Week 2 Worksheet -- "Due" Thursday, September 24

1. Read sections 2.1, 2.2 and the first three pages of 2.3
2. Write out the proof that any countable set has measure 0.
3. Find an open interval cover of the interval (0,1] that has no finite subcover. Is this a counterexample to Heine-Borel?
4. Prove a more general version of the Heine-Borel Theorem we proved in class to show that every open interval cover of a closed and boundd set has a finite subcover.
5. The Cantor Set, C₁₀ can be constructed using Mathematical Induction. The first step of this inductive construction is: "Delete the center 8/10 of [0,1], leaving two disjoint congruent intervals each of length 1/10."

   Your task (should you decide to accept it) is to write careful (and accurate!!) directions for the inductive step of this construction.
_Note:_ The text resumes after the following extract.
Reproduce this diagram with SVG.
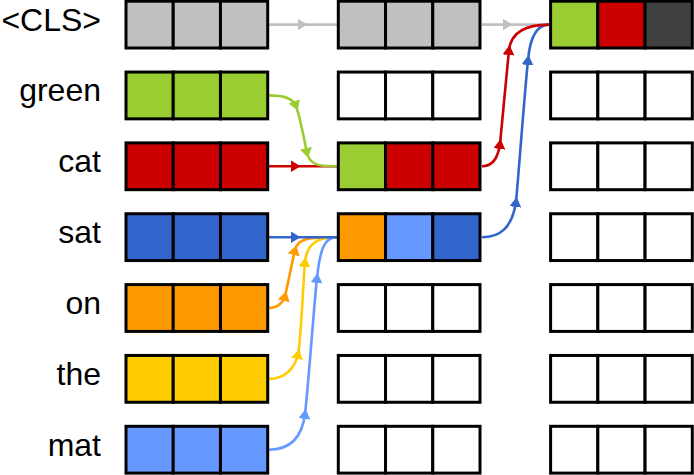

That is, first make an appropriate Inductive Assumption. Then show how to carry out the next step using this Inductive Assumption .

6. Prove that the Cantor Set, C₁₀, is uncountable and has measure zero.
7. Let C₃={x in [0,1]: x has only 0's and 2's in its base 3 decimal expansion}. Write directions for inductively constructing C₃ and then show C₃ is a null set.
8. Learn the proof that a countable union of null sets is null.
9. Suppose that for each n, L_n is a length where 0< L_n<1 and that Σ L_n = M<1. Now, use an inductive construction similar to that of the one you did for C₃ and C₁₀ to construct a "Cantor Set" of measure 1-M.
10. Write (and understand!) a complete proof that the outer measure of a closed interval is its length. (Theorem 2.3)
11. Prove that if two sets differ by a null set, then they have the same outer measure. (This is Exercise 2.4 on page 25 in the book)
12. Determine the smallest σ field, BiggyPairs, which contains all pairs of rationals. That is, every set of the form {r₁, r₂} (where r₁ and r₂ are rationals) is in this σ field (or σ algebra) and BiggyPairs has nothing extraneous.